Ho, or ora, letto anche il primo articolo e mi pare che valgano per quello più o meno le stesse considerazioni che ho fatto per l'altro.

Nell'introduzione vengono presentati quattro principi, che all'autrice devono parere evidenti, ma che per me non lo sono. Così come non sono evidenti, in taluni casi per me addirittura dubbie, a volte persino palesemente false, altre affermazioni, fatte senza traccia di argomentazione nel corso dell'articolo.

Ad esempio, a pagina 38 si trova scritto:
in passato tutti i prestiti erano integrati nelle varie classi di sostantivi flessi.
Ciò è palesemente falso visto che "diapason", "diatessaron", "climax" ecc. non lo erano, così come non lo erano molti nomi biblici.

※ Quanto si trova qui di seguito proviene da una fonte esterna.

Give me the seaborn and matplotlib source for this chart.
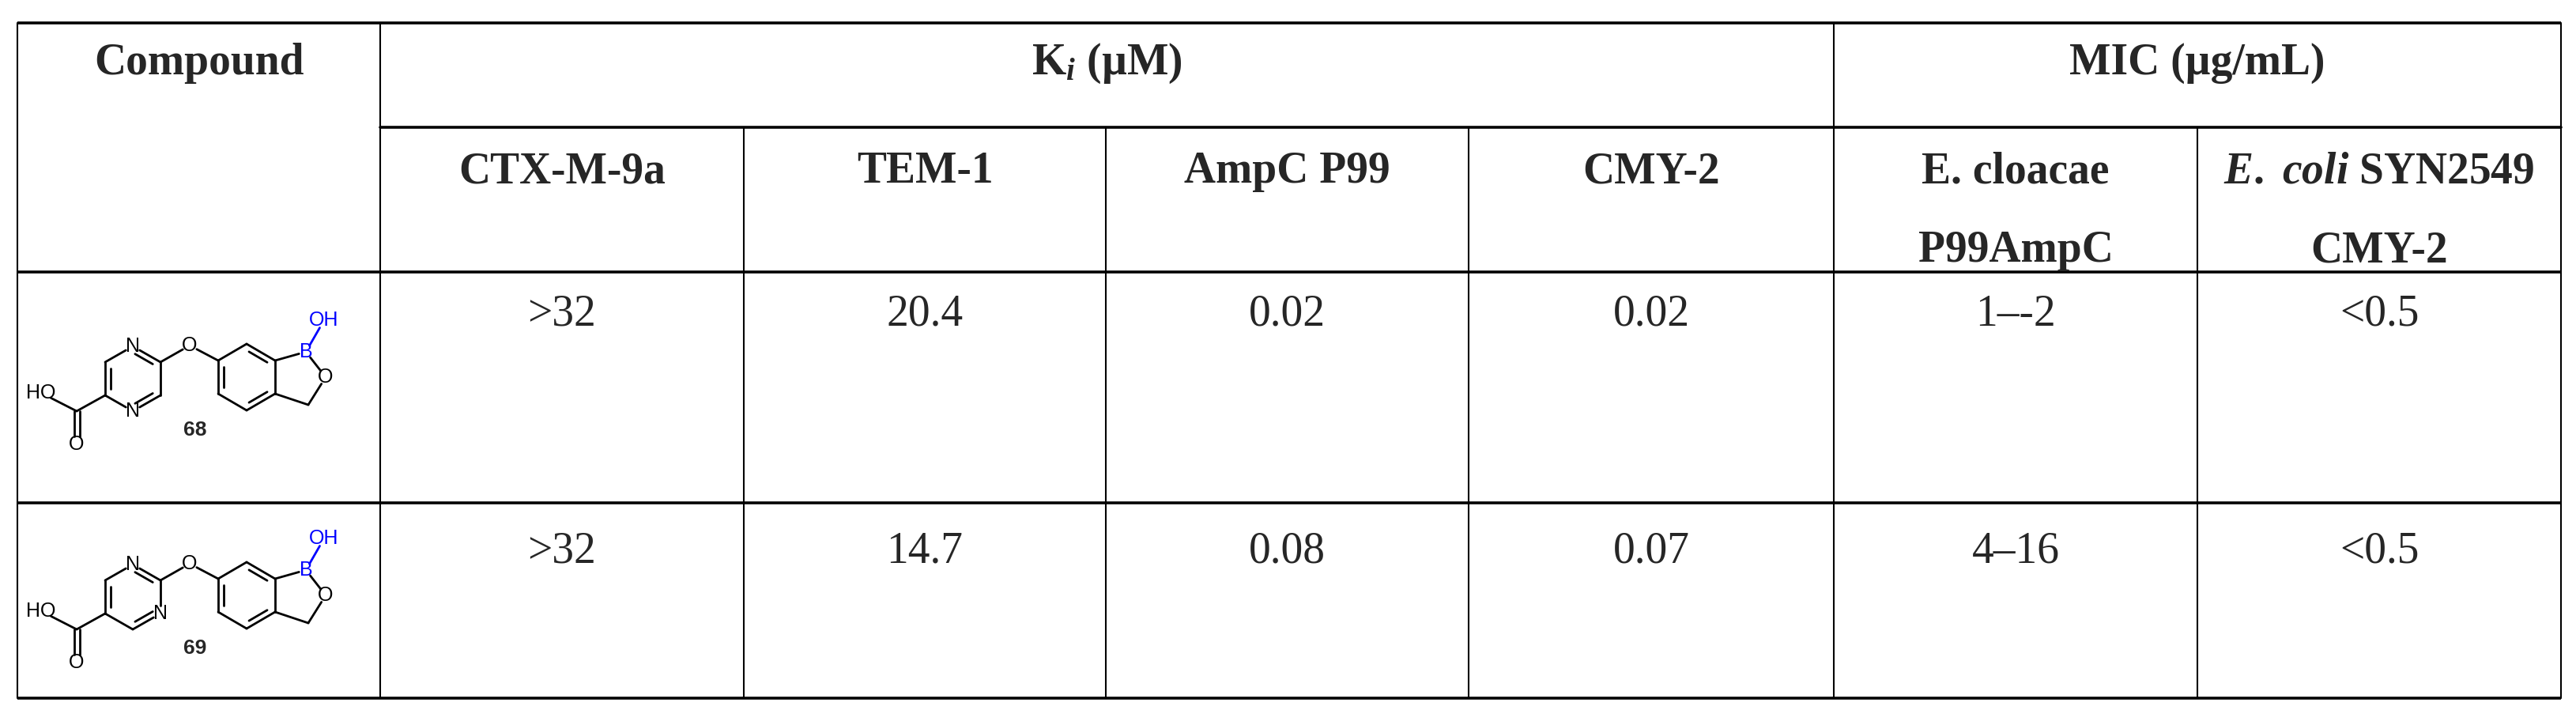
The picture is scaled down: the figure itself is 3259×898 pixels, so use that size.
import numpy as np
import matplotlib
matplotlib.use("Agg")
import matplotlib.pyplot as plt
import seaborn as sns

sns.set_theme(style="white")
plt.rcParams['font.family'] = ['Liberation Serif', 'DejaVu Serif']
plt.rcParams['mathtext.fontset'] = 'custom'
plt.rcParams['mathtext.rm'] = 'Liberation Serif:bold'
plt.rcParams['mathtext.it'] = 'Liberation Serif:italic:bold'
plt.rcParams['mathtext.bf'] = 'Liberation Serif:bold'

# ---- data ----
compounds = ["68", "69"]
group_headers = [r"$\mathrm{K}_{i}$ (µM)", "MIC (µg/mL)"]
sub_headers = ["CTX-M-9a", "TEM-1", "AmpC P99", "CMY-2",
               "E. cloacae\nP99AmpC", r"$\mathit{E.\ coli}$ SYN2549" + "\nCMY-2"]
ctx = [">32", ">32"]
tem = ["20.4", "14.7"]
ampc = ["0.02", "0.08"]
cmy = ["0.02", "0.07"]
mic_ecl = ["1–-2", "4–16"]
mic_eco = ["<0.5", "<0.5"]
values = [ctx, tem, ampc, cmy, mic_ecl, mic_eco]

# ---- layout ----
W, H = 3259, 898
xs = [22, 481, 941, 1399, 1858, 2320, 2780, 3240]
y_top, y_mid, y_head, y_r1, y_bot = 29, 161, 344, 636, 883

fig = plt.figure(figsize=(W / 100, H / 100), dpi=100)
ax = fig.add_axes([0, 0, 1, 1])
ax.set_xlim(0, W)
ax.set_ylim(H, 0)
ax.axis("off")

thick, thin = 2.6, 1.5
for y in [y_top, y_head, y_r1, y_bot]:
    ax.plot([xs[0], xs[-1]], [y, y], color="black", lw=thick, solid_capstyle="butt")
ax.plot([xs[1], xs[-1]], [y_mid, y_mid], color="black", lw=thick)
for i, x in enumerate(xs):
    if i in (0, 1, 5, 7):
        ax.plot([x, x], [y_top, y_bot], color="black", lw=thin)
    else:
        ax.plot([x, x], [y_mid, y_bot], color="black", lw=thin)

fs = 40
ax.text((xs[0] + xs[1]) / 2, 80, "Compound", ha="center", va="center",
        fontsize=fs, fontweight="bold")
ax.text((xs[1] + xs[5]) / 2, 80, group_headers[0], ha="center", va="center",
        fontsize=fs, fontweight="bold")
ax.text((xs[5] + xs[7]) / 2, 80, group_headers[1], ha="center", va="center",
        fontsize=fs, fontweight="bold")
for i, h in enumerate(sub_headers):
    cx = (xs[i + 1] + xs[i + 2]) / 2
    for k, line in enumerate(h.split("\n")):
        ax.text(cx, 217 + 100 * k, line, ha="center", va="center",
                fontsize=fs, fontweight="bold")
row_y = [398, 698]
for i, col in enumerate(values):
    cx = (xs[i + 1] + xs[i + 2]) / 2
    for r, v in enumerate(col):
        ax.text(cx, row_y[r], v, ha="center", va="center", fontsize=fs)

# ---- chemical structures (drawn with lines) ----
def draw_molecule(dy, n_positions, label):
    atoms = {
        "r1t": (168, 438), "r1tr": (203, 458), "r1br": (203, 500),
        "r1b": (168, 520), "r1bl": (133, 500), "r1tl": (133, 458),
        "cc": (97, 520), "oh": (52, 497), "od": (97, 562),
        "oe": (240, 437),
        "r2t": (312, 435), "r2tr": (348, 456), "r2br": (348, 498),
        "r2b": (312, 519), "r2bl": (276, 498), "r2tl": (276, 456),
        "B": (387, 445), "boh": (410, 405), "ro": (412, 477), "ch2": (390, 512),
    }
    atoms = {k: (x, y + dy) for k, (x, y) in atoms.items()}
    labels = {"oh": ("HO", "black"), "od": ("O", "black"), "oe": ("O", "black"),
              "B": ("B", "blue"), "boh": ("OH", "blue"), "ro": ("O", "black")}
    for n in n_positions:
        labels[n] = ("N", "black")
    gap = {"oh": 14, "od": 10, "oe": 10, "B": 9, "boh": 11, "ro": 10}
    for n in n_positions:
        gap[n] = 10
    c1 = np.mean([atoms[k] for k in ["r1t", "r1b"]], axis=0)
    c2 = np.mean([atoms[k] for k in ["r2t", "r2b"]], axis=0)
    bonds = [("r1t", "r1tr", 2, c1), ("r1tr", "r1br", 1, None), ("r1br", "r1b", 2, c1),
             ("r1b", "r1bl", 1, None), ("r1bl", "r1tl", 2, c1), ("r1tl", "r1t", 1, None),
             ("r1bl", "cc", 1, None), ("cc", "oh", 1, None), ("cc", "od", 3, None),
             ("r1tr", "oe", 1, None), ("oe", "r2tl", 1, None),
             ("r2t", "r2tr", 2, c2), ("r2tr", "r2br", 1, None), ("r2br", "r2b", 2, c2),
             ("r2b", "r2bl", 1, None), ("r2bl", "r2tl", 2, c2), ("r2tl", "r2t", 1, None),
             ("r2tr", "B", 1, None), ("B", "boh", 1, None), ("B", "ro", 1, None),
             ("ro", "ch2", 1, None), ("ch2", "r2br", 1, None)]
    lw = 2.0
    for a, b, order, center in bonds:
        p, q = np.array(atoms[a], float), np.array(atoms[b], float)
        d = q - p
        L = np.linalg.norm(d)
        u = d / L
        p2 = p + u * gap.get(a, 0)
        q2 = q - u * gap.get(b, 0)
        col_a = "blue" if a in ("B", "boh") and b in ("B", "boh") else "black"
        if order == 3:  # C=O double bond, symmetric
            nrm = np.array([-u[1], u[0]]) * 3.5
            for s in (1, -1):
                ax.plot([p2[0] + s * nrm[0], q2[0] + s * nrm[0]],
                        [p2[1] + s * nrm[1], q2[1] + s * nrm[1]], color="black", lw=lw)
            continue
        ax.plot([p2[0], q2[0]], [p2[1], q2[1]], color=col_a, lw=lw,
                solid_capstyle="round")
        if order == 2:
            mid = (p + q) / 2
            tow = center - mid
            tow = tow / np.linalg.norm(tow) * 7
            pa = p + d * 0.18 + tow
            qa = q - d * 0.18 + tow
            ax.plot([pa[0], qa[0]], [pa[1], qa[1]], color="black", lw=lw)
    for k, (t, c) in labels.items():
        x, y = atoms[k]
        ax.text(x, y, t, ha="center", va="center", fontsize=18, color=c,
                family=["Liberation Sans"])
    ax.text(247, 544 + dy, label, ha="center", va="center", fontsize=19,
            fontweight="bold", family=["Liberation Sans"])

draw_molecule(0, ["r1t", "r1b"], compounds[0])
draw_molecule(276, ["r1t", "r1br"], compounds[1])

fig.savefig("out.png", dpi=100, facecolor="white")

Così pure, quando, nella stessa pagina, tratta degli "spostamenti" d'accento negli adattamenti, l'autrice commette degli errori di leggerezza. La superficialità, con la quale tenta di trarre una conclusione (huiuscemodi: "lo spostamento d'accento è un modo per soddisfare il principio 2"), è paragonabile a quella della discussione sullo scambio, o presunto tale, di "m" e "n" in alcune parole italiane. Anche qua lo spostamento d'accento è più spesso presunto, che reale: come esempi propone due parole giapponesi, nelle quali l'accentazione finale è giustificata dalla fonetica originale, il termine biblico "Belzebù", che in greco era già "Βεελζεβοὺλ", la parola "yo-yo", che per come è scritta non dà altre possibilità di pronuncia in italiano, ecc.
Insomma un guazzabuglio di parole diversissime per le quali l'accentazione tronca può essere molto variamente giustificata.

In generale mi pare che l'autrice trascuri alcuni elementi fondamentali, che, se trattati, avrebbero il vantaggio di rendere più credibile l'analisi proposta e lo svantaggio di allungare considerevolmente la trattazione. In particolare sono del tutto ignorati i contesti sociali e linguistici degli adattamenti: le influenze dialettali, gli ambiti di utilizzo orale o scritto, formale od informale, elitario o borghese o popolare. Come testimoniano certi grecismi e latinismi non adattati del passato, certe classi sociali in certi contesti sono più restie ad adattare di altre in altri. Una trattazione di queste evoluzioni dell'uso della lingua è certamente complessissima, ma non per questo deve essere trascurata o bellamente ignorata.